Short problem> Your task is to give the data again, exactly, with every line intact.

_ _ _ _

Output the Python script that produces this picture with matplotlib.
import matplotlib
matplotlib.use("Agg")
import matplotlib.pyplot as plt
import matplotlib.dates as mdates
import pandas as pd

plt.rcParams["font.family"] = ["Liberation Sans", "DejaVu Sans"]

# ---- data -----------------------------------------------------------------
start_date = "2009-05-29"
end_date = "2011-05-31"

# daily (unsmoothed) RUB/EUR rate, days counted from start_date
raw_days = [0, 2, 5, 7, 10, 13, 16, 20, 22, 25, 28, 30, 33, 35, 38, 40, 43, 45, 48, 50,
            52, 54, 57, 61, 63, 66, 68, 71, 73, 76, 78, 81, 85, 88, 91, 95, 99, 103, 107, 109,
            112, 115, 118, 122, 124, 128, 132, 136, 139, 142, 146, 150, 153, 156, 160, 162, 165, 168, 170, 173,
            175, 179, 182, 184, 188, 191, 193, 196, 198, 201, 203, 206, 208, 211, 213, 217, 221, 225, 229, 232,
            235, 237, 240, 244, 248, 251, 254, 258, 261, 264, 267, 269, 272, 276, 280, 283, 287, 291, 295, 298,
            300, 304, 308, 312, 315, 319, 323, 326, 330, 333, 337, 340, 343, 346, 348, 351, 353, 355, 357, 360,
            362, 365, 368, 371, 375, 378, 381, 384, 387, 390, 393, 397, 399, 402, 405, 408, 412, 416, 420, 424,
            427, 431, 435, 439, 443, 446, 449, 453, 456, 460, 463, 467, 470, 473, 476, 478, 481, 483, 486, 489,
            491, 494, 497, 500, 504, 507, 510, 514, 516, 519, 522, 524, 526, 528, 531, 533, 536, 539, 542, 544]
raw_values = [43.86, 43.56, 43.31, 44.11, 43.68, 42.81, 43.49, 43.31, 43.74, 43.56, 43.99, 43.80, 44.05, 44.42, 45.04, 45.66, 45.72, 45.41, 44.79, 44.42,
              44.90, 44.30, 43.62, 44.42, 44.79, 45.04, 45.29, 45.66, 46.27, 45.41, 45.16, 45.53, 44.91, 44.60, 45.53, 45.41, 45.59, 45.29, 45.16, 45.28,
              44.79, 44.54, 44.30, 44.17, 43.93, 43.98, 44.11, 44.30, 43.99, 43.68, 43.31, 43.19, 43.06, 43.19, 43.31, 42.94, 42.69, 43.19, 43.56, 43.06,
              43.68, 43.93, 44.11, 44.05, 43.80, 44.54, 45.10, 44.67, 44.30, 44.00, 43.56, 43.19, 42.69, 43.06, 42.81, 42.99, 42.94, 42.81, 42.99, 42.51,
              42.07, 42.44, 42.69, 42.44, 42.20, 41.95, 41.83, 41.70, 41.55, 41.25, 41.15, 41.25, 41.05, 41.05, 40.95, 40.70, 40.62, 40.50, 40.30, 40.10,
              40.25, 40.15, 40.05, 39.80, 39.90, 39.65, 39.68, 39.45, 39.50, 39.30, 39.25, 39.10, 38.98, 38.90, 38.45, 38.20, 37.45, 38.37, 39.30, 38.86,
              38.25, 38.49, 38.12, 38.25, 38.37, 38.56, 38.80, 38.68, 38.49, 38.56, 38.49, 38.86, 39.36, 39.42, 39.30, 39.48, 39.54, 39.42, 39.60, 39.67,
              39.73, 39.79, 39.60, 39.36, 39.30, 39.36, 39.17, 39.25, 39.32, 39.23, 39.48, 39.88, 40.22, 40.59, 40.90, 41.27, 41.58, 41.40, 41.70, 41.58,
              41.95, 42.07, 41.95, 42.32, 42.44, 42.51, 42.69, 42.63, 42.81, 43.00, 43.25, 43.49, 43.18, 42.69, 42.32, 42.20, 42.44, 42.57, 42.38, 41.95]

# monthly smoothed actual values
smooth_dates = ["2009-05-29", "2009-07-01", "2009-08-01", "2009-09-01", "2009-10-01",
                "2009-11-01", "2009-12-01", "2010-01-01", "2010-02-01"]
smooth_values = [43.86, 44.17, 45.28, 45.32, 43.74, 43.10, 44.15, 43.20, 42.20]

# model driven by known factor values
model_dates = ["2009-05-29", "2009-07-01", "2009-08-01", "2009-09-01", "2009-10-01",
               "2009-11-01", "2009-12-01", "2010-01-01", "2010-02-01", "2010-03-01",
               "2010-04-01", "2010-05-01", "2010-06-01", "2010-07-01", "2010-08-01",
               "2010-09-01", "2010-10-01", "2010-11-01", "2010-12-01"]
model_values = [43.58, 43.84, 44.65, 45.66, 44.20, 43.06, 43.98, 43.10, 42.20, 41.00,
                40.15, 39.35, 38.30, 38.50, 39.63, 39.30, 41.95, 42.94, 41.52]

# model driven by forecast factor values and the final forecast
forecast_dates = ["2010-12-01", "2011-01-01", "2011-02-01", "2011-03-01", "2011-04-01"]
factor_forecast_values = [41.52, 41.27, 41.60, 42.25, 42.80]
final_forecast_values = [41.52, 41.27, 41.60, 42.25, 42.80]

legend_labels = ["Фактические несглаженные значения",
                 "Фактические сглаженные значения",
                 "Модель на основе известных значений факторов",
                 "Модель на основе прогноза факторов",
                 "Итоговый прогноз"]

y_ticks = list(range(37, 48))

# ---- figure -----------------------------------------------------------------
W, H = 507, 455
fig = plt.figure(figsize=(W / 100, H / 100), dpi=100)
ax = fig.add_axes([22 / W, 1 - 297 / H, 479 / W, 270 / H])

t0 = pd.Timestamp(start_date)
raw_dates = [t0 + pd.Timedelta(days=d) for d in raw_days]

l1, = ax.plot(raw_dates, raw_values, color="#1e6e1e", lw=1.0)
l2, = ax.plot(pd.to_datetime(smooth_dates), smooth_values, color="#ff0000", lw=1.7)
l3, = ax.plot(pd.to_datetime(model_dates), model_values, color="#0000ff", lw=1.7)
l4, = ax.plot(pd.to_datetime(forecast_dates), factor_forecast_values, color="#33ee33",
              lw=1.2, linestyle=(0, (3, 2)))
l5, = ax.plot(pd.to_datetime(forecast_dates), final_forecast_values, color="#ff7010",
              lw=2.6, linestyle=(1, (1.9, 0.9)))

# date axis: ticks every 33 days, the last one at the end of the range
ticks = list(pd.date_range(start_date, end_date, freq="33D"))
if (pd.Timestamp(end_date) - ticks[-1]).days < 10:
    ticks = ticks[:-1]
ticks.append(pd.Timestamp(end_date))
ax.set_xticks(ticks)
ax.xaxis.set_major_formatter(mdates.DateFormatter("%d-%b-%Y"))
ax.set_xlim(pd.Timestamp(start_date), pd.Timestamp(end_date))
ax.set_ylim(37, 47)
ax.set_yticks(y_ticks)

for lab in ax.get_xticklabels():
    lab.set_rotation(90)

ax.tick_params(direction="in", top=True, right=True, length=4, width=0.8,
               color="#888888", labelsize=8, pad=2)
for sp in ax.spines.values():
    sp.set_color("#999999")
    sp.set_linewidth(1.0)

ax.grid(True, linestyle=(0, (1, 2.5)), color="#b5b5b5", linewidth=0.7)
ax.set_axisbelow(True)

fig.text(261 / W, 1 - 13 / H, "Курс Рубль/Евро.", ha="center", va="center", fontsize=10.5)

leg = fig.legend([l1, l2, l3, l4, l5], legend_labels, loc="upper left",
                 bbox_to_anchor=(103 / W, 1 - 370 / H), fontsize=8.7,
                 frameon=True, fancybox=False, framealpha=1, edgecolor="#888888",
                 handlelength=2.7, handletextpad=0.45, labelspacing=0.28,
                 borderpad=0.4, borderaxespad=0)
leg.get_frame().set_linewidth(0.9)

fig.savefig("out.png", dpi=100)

_ _ _ _

Exercise answer>
Output the Python script that produces this picture with matplotlib.
import matplotlib
matplotlib.use("Agg")
import matplotlib.pyplot as plt
import matplotlib.dates as mdates
import pandas as pd

plt.rcParams["font.family"] = ["Liberation Sans", "DejaVu Sans"]

# ---- data -----------------------------------------------------------------
start_date = "2009-05-29"
end_date = "2011-05-31"

# daily (unsmoothed) RUB/EUR rate, days counted from start_date
raw_days = [0, 2, 5, 7, 10, 13, 16, 20, 22, 25, 28, 30, 33, 35, 38, 40, 43, 45, 48, 50,
            52, 54, 57, 61, 63, 66, 68, 71, 73, 76, 78, 81, 85, 88, 91, 95, 99, 103, 107, 109,
            112, 115, 118, 122, 124, 128, 132, 136, 139, 142, 146, 150, 153, 156, 160, 162, 165, 168, 170, 173,
            175, 179, 182, 184, 188, 191, 193, 196, 198, 201, 203, 206, 208, 211, 213, 217, 221, 225, 229, 232,
            235, 237, 240, 244, 248, 251, 254, 258, 261, 264, 267, 269, 272, 276, 280, 283, 287, 291, 295, 298,
            300, 304, 308, 312, 315, 319, 323, 326, 330, 333, 337, 340, 343, 346, 348, 351, 353, 355, 357, 360,
            362, 365, 368, 371, 375, 378, 381, 384, 387, 390, 393, 397, 399, 402, 405, 408, 412, 416, 420, 424,
            427, 431, 435, 439, 443, 446, 449, 453, 456, 460, 463, 467, 470, 473, 476, 478, 481, 483, 486, 489,
            491, 494, 497, 500, 504, 507, 510, 514, 516, 519, 522, 524, 526, 528, 531, 533, 536, 539, 542, 544]
raw_values = [43.86, 43.56, 43.31, 44.11, 43.68, 42.81, 43.49, 43.31, 43.74, 43.56, 43.99, 43.80, 44.05, 44.42, 45.04, 45.66, 45.72, 45.41, 44.79, 44.42,
              44.90, 44.30, 43.62, 44.42, 44.79, 45.04, 45.29, 45.66, 46.27, 45.41, 45.16, 45.53, 44.91, 44.60, 45.53, 45.41, 45.59, 45.29, 45.16, 45.28,
              44.79, 44.54, 44.30, 44.17, 43.93, 43.98, 44.11, 44.30, 43.99, 43.68, 43.31, 43.19, 43.06, 43.19, 43.31, 42.94, 42.69, 43.19, 43.56, 43.06,
              43.68, 43.93, 44.11, 44.05, 43.80, 44.54, 45.10, 44.67, 44.30, 44.00, 43.56, 43.19, 42.69, 43.06, 42.81, 42.99, 42.94, 42.81, 42.99, 42.51,
              42.07, 42.44, 42.69, 42.44, 42.20, 41.95, 41.83, 41.70, 41.55, 41.25, 41.15, 41.25, 41.05, 41.05, 40.95, 40.70, 40.62, 40.50, 40.30, 40.10,
              40.25, 40.15, 40.05, 39.80, 39.90, 39.65, 39.68, 39.45, 39.50, 39.30, 39.25, 39.10, 38.98, 38.90, 38.45, 38.20, 37.45, 38.37, 39.30, 38.86,
              38.25, 38.49, 38.12, 38.25, 38.37, 38.56, 38.80, 38.68, 38.49, 38.56, 38.49, 38.86, 39.36, 39.42, 39.30, 39.48, 39.54, 39.42, 39.60, 39.67,
              39.73, 39.79, 39.60, 39.36, 39.30, 39.36, 39.17, 39.25, 39.32, 39.23, 39.48, 39.88, 40.22, 40.59, 40.90, 41.27, 41.58, 41.40, 41.70, 41.58,
              41.95, 42.07, 41.95, 42.32, 42.44, 42.51, 42.69, 42.63, 42.81, 43.00, 43.25, 43.49, 43.18, 42.69, 42.32, 42.20, 42.44, 42.57, 42.38, 41.95]

# monthly smoothed actual values
smooth_dates = ["2009-05-29", "2009-07-01", "2009-08-01", "2009-09-01", "2009-10-01",
                "2009-11-01", "2009-12-01", "2010-01-01", "2010-02-01"]
smooth_values = [43.86, 44.17, 45.28, 45.32, 43.74, 43.10, 44.15, 43.20, 42.20]

# model driven by known factor values
model_dates = ["2009-05-29", "2009-07-01", "2009-08-01", "2009-09-01", "2009-10-01",
               "2009-11-01", "2009-12-01", "2010-01-01", "2010-02-01", "2010-03-01",
               "2010-04-01", "2010-05-01", "2010-06-01", "2010-07-01", "2010-08-01",
               "2010-09-01", "2010-10-01", "2010-11-01", "2010-12-01"]
model_values = [43.58, 43.84, 44.65, 45.66, 44.20, 43.06, 43.98, 43.10, 42.20, 41.00,
                40.15, 39.35, 38.30, 38.50, 39.63, 39.30, 41.95, 42.94, 41.52]

# model driven by forecast factor values and the final forecast
forecast_dates = ["2010-12-01", "2011-01-01", "2011-02-01", "2011-03-01", "2011-04-01"]
factor_forecast_values = [41.52, 41.27, 41.60, 42.25, 42.80]
final_forecast_values = [41.52, 41.27, 41.60, 42.25, 42.80]

legend_labels = ["Фактические несглаженные значения",
                 "Фактические сглаженные значения",
                 "Модель на основе известных значений факторов",
                 "Модель на основе прогноза факторов",
                 "Итоговый прогноз"]

y_ticks = list(range(37, 48))

# ---- figure -----------------------------------------------------------------
W, H = 507, 455
fig = plt.figure(figsize=(W / 100, H / 100), dpi=100)
ax = fig.add_axes([22 / W, 1 - 297 / H, 479 / W, 270 / H])

t0 = pd.Timestamp(start_date)
raw_dates = [t0 + pd.Timedelta(days=d) for d in raw_days]

l1, = ax.plot(raw_dates, raw_values, color="#1e6e1e", lw=1.0)
l2, = ax.plot(pd.to_datetime(smooth_dates), smooth_values, color="#ff0000", lw=1.7)
l3, = ax.plot(pd.to_datetime(model_dates), model_values, color="#0000ff", lw=1.7)
l4, = ax.plot(pd.to_datetime(forecast_dates), factor_forecast_values, color="#33ee33",
              lw=1.2, linestyle=(0, (3, 2)))
l5, = ax.plot(pd.to_datetime(forecast_dates), final_forecast_values, color="#ff7010",
              lw=2.6, linestyle=(1, (1.9, 0.9)))

# date axis: ticks every 33 days, the last one at the end of the range
ticks = list(pd.date_range(start_date, end_date, freq="33D"))
if (pd.Timestamp(end_date) - ticks[-1]).days < 10:
    ticks = ticks[:-1]
ticks.append(pd.Timestamp(end_date))
ax.set_xticks(ticks)
ax.xaxis.set_major_formatter(mdates.DateFormatter("%d-%b-%Y"))
ax.set_xlim(pd.Timestamp(start_date), pd.Timestamp(end_date))
ax.set_ylim(37, 47)
ax.set_yticks(y_ticks)

for lab in ax.get_xticklabels():
    lab.set_rotation(90)

ax.tick_params(direction="in", top=True, right=True, length=4, width=0.8,
               color="#888888", labelsize=8, pad=2)
for sp in ax.spines.values():
    sp.set_color("#999999")
    sp.set_linewidth(1.0)

ax.grid(True, linestyle=(0, (1, 2.5)), color="#b5b5b5", linewidth=0.7)
ax.set_axisbelow(True)

fig.text(261 / W, 1 - 13 / H, "Курс Рубль/Евро.", ha="center", va="center", fontsize=10.5)

leg = fig.legend([l1, l2, l3, l4, l5], legend_labels, loc="upper left",
                 bbox_to_anchor=(103 / W, 1 - 370 / H), fontsize=8.7,
                 frameon=True, fancybox=False, framealpha=1, edgecolor="#888888",
                 handlelength=2.7, handletextpad=0.45, labelspacing=0.28,
                 borderpad=0.4, borderaxespad=0)
leg.get_frame().set_linewidth(0.9)

fig.savefig("out.png", dpi=100)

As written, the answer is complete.